The first technical blogs Internet RFCs! The key to innovative standards.
I don't know if anyone has already made this observation (please let me know who has), but I was just reading an excellent article on the history of email [or "history of the email" as I originally posted; which surprising someone searched on, so I'm including the text here] (from an interesting journal: Iterations: An interdisciplinary journal of software history), and the birth of the Internet's Request for Comments (RFC) documents as a collaborative medium struck me as a wonderful forerunner of today's weblogs:
A key feature of ARPANET design collaboration was the careful documenting of design debates. The Network Working Group, which solved problems in linking computers to the ARPANET, fully documented its work starting in 1966 to help solve problems that they expected other network users would later encounter.[26] By 1969, when the ARPANET became operational, proposals for technical and social norms for information exchange were instituted in the Request For Comments (RFC) documents that were soon distributed online. Graduate student Steve Crocker set the tone of the RFCs when describing a Network Working Group meeting (comprised mostly of other graduate students) about communication between host computers and IMPs: "I present here some of the tentative agreements reached and some of the open questions encountered.
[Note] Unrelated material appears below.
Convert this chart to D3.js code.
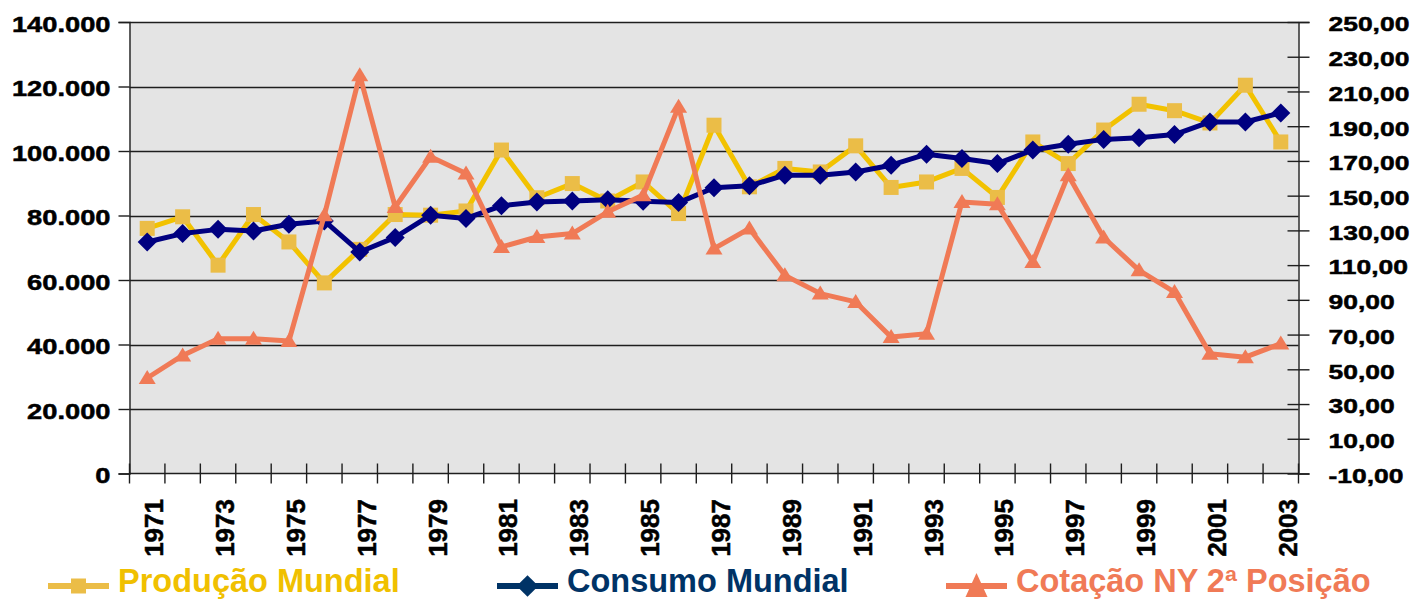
<!DOCTYPE html>
<html>
<head>
<meta charset="utf-8">
<script src="https://cdn.jsdelivr.net/npm/d3@7"></script>
<style>
  body { margin: 0; background: #fff; }
  svg text { font-family: "Liberation Sans", Arial, sans-serif; font-weight: bold; }
</style>
</head>
<body>
<div id="vis"></div>
<script>
// DATA ---------------------------------------------------------------
const years = [1971,1972,1973,1974,1975,1976,1977,1978,1979,1980,1981,1982,1983,1984,1985,1986,
  1987,1988,1989,1990,1991,1992,1993,1994,1995,1996,1997,1998,1999,2000,2001,2002,2003]

const producao = [76000,79600,64600,80300,71800,59100,69500,80300,80100,81400,100300,85500,89900,84500,
  90400,80600,108000,88900,94600,93500,101600,88700,90400,94600,85600,102800,96100,106500,114500,
  112500,108700,120400,102800]

const consumo = [71800,74400,75700,75200,77300,78300,68700,73200,80100,79100,83000,84200,84500,84900,
  84400,84000,88600,89200,92500,92500,93500,95600,99000,97700,96100,100300,102100,103600,104100,
  105100,109000,109000,111800]

const cotacao = [45,58,67.6,67.6,66.3,138.7,219.4,143.5,172.4,162.8,120.5,126.2,128.2,140.7,150.3,
  201.2,119.5,131.1,104.1,93.6,88.8,68.6,70.5,146.4,145.1,111.8,161.8,125.9,107,94.5,59,57,64.8]

const leftTicks  = [0,20000,40000,60000,80000,100000,120000,140000]
const rightTicks = [-10,10,30,50,70,90,110,130,150,170,190,210,230,250]

const seriesNames = ["Produção Mundial", "Consumo Mundial", "Cotação NY 2ª Posição"]

// SETTINGS -----------------------------------------------------------
const W = 1418, H = 600
const plot = { left: 129.5, right: 1298.5, top: 22, bottom: 473.5 }
const colors = {
  prodLine: "#f2c200", prodMark: "#ebbd47", prodText: "#f0c000",
  consLine: "#000080", consLegend: "#003366",
  cotLine: "#f07a56"
}

const loc = d3.formatLocale({ decimal: ",", thousands: ".", grouping: [3], currency: ["", ""], minus: "-" })
const fmtLeft = loc.format(",d")
const fmtRight = loc.format(",.2f")

const svg = d3.select("#vis").append("svg").attr("width", W).attr("height", H)

// scales
const x = d3.scaleBand().domain(years).range([plot.left, plot.right]).padding(0)
const yL = d3.scaleLinear().domain([0, 140000]).range([plot.bottom, plot.top])
const yR = d3.scaleLinear().domain([-10, 250]).range([plot.bottom, plot.top])
const cx = d => x(d) + x.bandwidth() / 2

// background
svg.append("rect")
  .attr("x", plot.left).attr("y", plot.top)
  .attr("width", plot.right - plot.left).attr("height", plot.bottom - plot.top)
  .attr("fill", "#e4e4e4")

// gridlines
svg.append("g").selectAll("line").data(leftTicks.filter(d => d > 0)).join("line")
  .attr("x1", plot.left).attr("x2", plot.right)
  .attr("y1", d => Math.round(yL(d)) + 0.5).attr("y2", d => Math.round(yL(d)) + 0.5)
  .attr("stroke", "#1e1e1e").attr("stroke-width", 1.4)

// heavier look for axis labels
const heavy = sel => sel.attr("stroke", "#000").attr("stroke-width", 0.5)

// left axis
const gL = svg.append("g").attr("transform", `translate(${plot.left},0)`)
  .call(d3.axisLeft(yL).tickValues(leftTicks).tickSize(11).tickPadding(8).tickFormat(fmtLeft))
gL.select(".domain").attr("stroke", "#1e1e1e").attr("stroke-width", 1.4)
gL.selectAll(".tick line").attr("stroke", "#1e1e1e").attr("stroke-width", 1.4)
gL.selectAll(".tick text")
  .attr("font-size", 22).attr("fill", "#000").attr("dy", "0.42em")
  .attr("transform", "translate(-19,0) scale(1.24,1) translate(19,0)")
  .call(heavy)

// right axis
const gR = svg.append("g").attr("transform", `translate(${plot.right},0)`)
  .call(d3.axisRight(yR).tickValues(rightTicks).tickSize(11).tickPadding(19).tickFormat(fmtRight))
gR.select(".domain").attr("stroke", "#1e1e1e").attr("stroke-width", 1.4)
gR.selectAll(".tick line").attr("x1", -11).attr("stroke", "#1e1e1e").attr("stroke-width", 1.4)
gR.selectAll(".tick text")
  .attr("font-size", 21).attr("fill", "#000").attr("dy", "0.42em")
  .attr("transform", "translate(30,0) scale(1.26,1) translate(-30,0)")
  .call(heavy)

// bottom axis: line + ticks at band edges
const gB = svg.append("g")
gB.append("line")
  .attr("x1", plot.left).attr("x2", plot.right)
  .attr("y1", plot.bottom).attr("y2", plot.bottom)
  .attr("stroke", "#1e1e1e").attr("stroke-width", 1.4)
gB.selectAll("line.tk").data(years.concat([null])).join("line").attr("class", "tk")
  .attr("x1", (d, i) => i < years.length ? x(d) : plot.right)
  .attr("x2", (d, i) => i < years.length ? x(d) : plot.right)
  .attr("y1", plot.bottom - 10).attr("y2", plot.bottom + 10)
  .attr("stroke", "#1e1e1e").attr("stroke-width", 1.4)
gB.selectAll("text").data(years.filter(d => d % 2 === 1)).join("text")
  .attr("transform", d => `translate(${cx(d) + 16},499) rotate(-90)`)
  .attr("text-anchor", "end")
  .attr("font-size", 26).attr("fill", "#000")
  .text(d => d)
  .call(heavy)

// series
const lineL = d3.line().x((d, i) => cx(years[i])).y(d => yL(d))
const lineR = d3.line().x((d, i) => cx(years[i])).y(d => yR(d))

// Produção
svg.append("path").datum(producao).attr("d", lineL)
  .attr("fill", "none").attr("stroke", colors.prodLine).attr("stroke-width", 5).attr("stroke-linejoin", "round")
svg.append("g").selectAll("rect").data(producao).join("rect")
  .attr("x", (d, i) => cx(years[i]) - 7.5).attr("y", d => yL(d) - 7.5)
  .attr("width", 15).attr("height", 15).attr("fill", colors.prodMark)

// Consumo
const diamond = d3.symbol().type(d3.symbolDiamond2).size(230)
svg.append("path").datum(consumo).attr("d", lineL)
  .attr("fill", "none").attr("stroke", colors.consLine).attr("stroke-width", 5).attr("stroke-linejoin", "round")
svg.append("g").selectAll("path").data(consumo).join("path")
  .attr("d", diamond)
  .attr("transform", (d, i) => `translate(${cx(years[i])},${yL(d)})`)
  .attr("fill", colors.consLine)

// Cotação
const tri = "M0,-8L8.5,6L-8.5,6Z"
svg.append("path").datum(cotacao).attr("d", lineR)
  .attr("fill", "none").attr("stroke", colors.cotLine).attr("stroke-width", 5).attr("stroke-linejoin", "round")
svg.append("g").selectAll("path").data(cotacao).join("path")
  .attr("d", tri)
  .attr("transform", (d, i) => `translate(${cx(years[i])},${yR(d)})`)
  .attr("fill", colors.cotLine)

// LEGEND -------------------------------------------------------------
const legend = [
  { name: seriesNames[0], x: 48, line: colors.prodMark, text: colors.prodText, mark: "sq" },
  { name: seriesNames[1], x: 497, line: colors.consLegend, text: colors.consLegend, mark: "dia" },
  { name: seriesNames[2], x: 946, line: colors.cotLine, text: colors.cotLine, mark: "tri" }
]
const lg = svg.append("g").selectAll("g").data(legend).join("g")
  .attr("transform", d => `translate(${d.x},586)`)
lg.append("line").attr("x1", 0).attr("x2", 61).attr("y1", 0).attr("y2", 0)
  .attr("stroke", d => d.line).attr("stroke-width", 6)
lg.append("path")
  .attr("d", d => d.mark === "sq" ? "M-7.5,-7.5h15v15h-15Z"
    : d.mark === "dia" ? d3.symbol().type(d3.symbolDiamond2).size(300)()
    : "M0,-13L11,11L-11,11Z")
  .attr("transform", "translate(30.5,0)")
  .attr("fill", d => d.line)
lg.append("text")
  .attr("x", 70).attr("y", 6)
  .attr("font-size", 32.5).attr("fill", d => d.text)
  .text(d => d.name)
</script>
</body>
</html>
Very little of what is here is firm and reactions are expected."[27] In RFC 3 of April 1969, entitled "Document Conventions," Crocker wrote:
The content of a NWG note [the early name for RFC] may be any thought, suggestion, etc. related to the HOST software or other aspect of the network. Notes are encouraged to be timely rather than polished. Philosophical positions without examples or other specifics, specific suggestions or implementation techniques without introductory or background explication, and explicit questions without any attempted answers are all acceptable. … These standards (or lack of them) are stated explicitly for two reasons. First, there is a tendency to view a written statement as ipso facto authoritative, and we hope to promote the exchange and discussion of considerably less than authoritative ideas. Second, there is a natural hesitancy to publish something unpolished, and we hope to ease this inhibition.[28]
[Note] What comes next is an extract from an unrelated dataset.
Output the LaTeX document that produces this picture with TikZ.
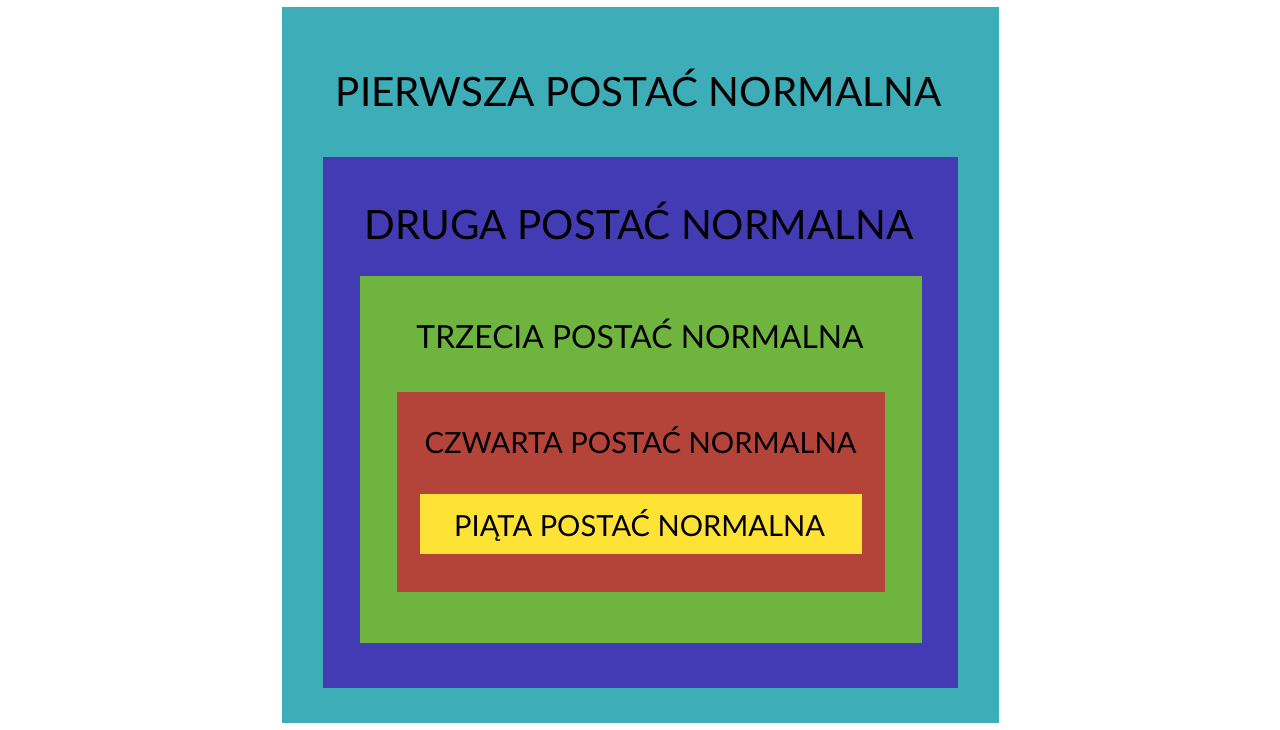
\documentclass[tikz,border=0pt]{standalone}
\usepackage{fontspec}
\setmainfont{Lato}
\usepackage{tikz}
\usetikzlibrary{positioning}
\definecolor{nfone}{HTML}{3DADB8}
\definecolor{nftwo}{HTML}{433BB3}
\definecolor{nfthree}{HTML}{6EB43F}
\definecolor{nffour}{HTML}{B4443A}
\definecolor{nffive}{HTML}{FFE236}
\tikzstyle{level} = [rectangle, inner sep=0pt, anchor=north west]
\tikzstyle{label} = [inner sep=0pt, anchor=base, text=black]

\begin{document}
\begin{tikzpicture}[x=1pt, y=-1pt]
                \useasboundingbox (0,0) rectangle (1280,730);
                % Create Levels
                
                \node [level, fill=nfone, minimum width=717pt, minimum height=716pt] (lvl1) at (282,7) {};
                \node [level, fill=nftwo, minimum width=635pt, minimum height=531pt] (lvl2) at (323,157) {};
                \node [level, fill=nfthree, minimum width=562pt, minimum height=367pt] (lvl3) at (360,276) {};
                \node [level, fill=nffour, minimum width=488pt, minimum height=200pt] (lvl4) at (397,392) {};
                \node [level, fill=nffive, minimum width=442pt, minimum height=60pt] (lvl5) at (420,494) {};
                
                % Add Labels
                \node [label, font=\fontsize{40.4}{48}\selectfont] (nf1) at (638.5,107) {PIERWSZA POSTAĆ NORMALNA};
                \node [label, font=\fontsize{40.4}{48}\selectfont] (nf2) at (639,240) {DRUGA POSTAĆ NORMALNA};
                \node [label, font=\fontsize{31.8}{36}\selectfont] (nf3) at (640,348) {TRZECIA POSTAĆ NORMALNA};
                \node [label, font=\fontsize{29.2}{36}\selectfont] (nf4) at (640.5,453) {CZWARTA POSTAĆ NORMALNA};
                \node [label, font=\fontsize{29.1}{36}\selectfont] (nf5) at (639.5,536) {PIĄTA POSTAĆ NORMALNA};
            \end{tikzpicture}
\end{document}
These early RFCs sent a welcoming signal to others interested in contributing to and improving the ARPANET. Brian Reid, later a Carnegie Mellon graduate student and a participant in MsgGroup, told them "I did not feel excluded by a little core of protocol kings. I felt included by a friendly group of people who recognized that the purpose of networking was to bring everybody in."[29]
[emphasis added]

See especially the bolded section, which beautifully describes the tone of a modern weblog entry. This reinforces my belief (see my previous entry on WS-Complexity) that the open-ended collaborative process shaping today's Web services specifications (WS-*) is following in the footsteps of the IETF collaborative process that was an essential, but usually overlooked, part of the Internet's success versus formal standards organizations' collaborative efforts such as ISO's OSI.

Such collaborative standards development refute the notion that "Standards, by definition, can't be innovative". See my comment disputing this.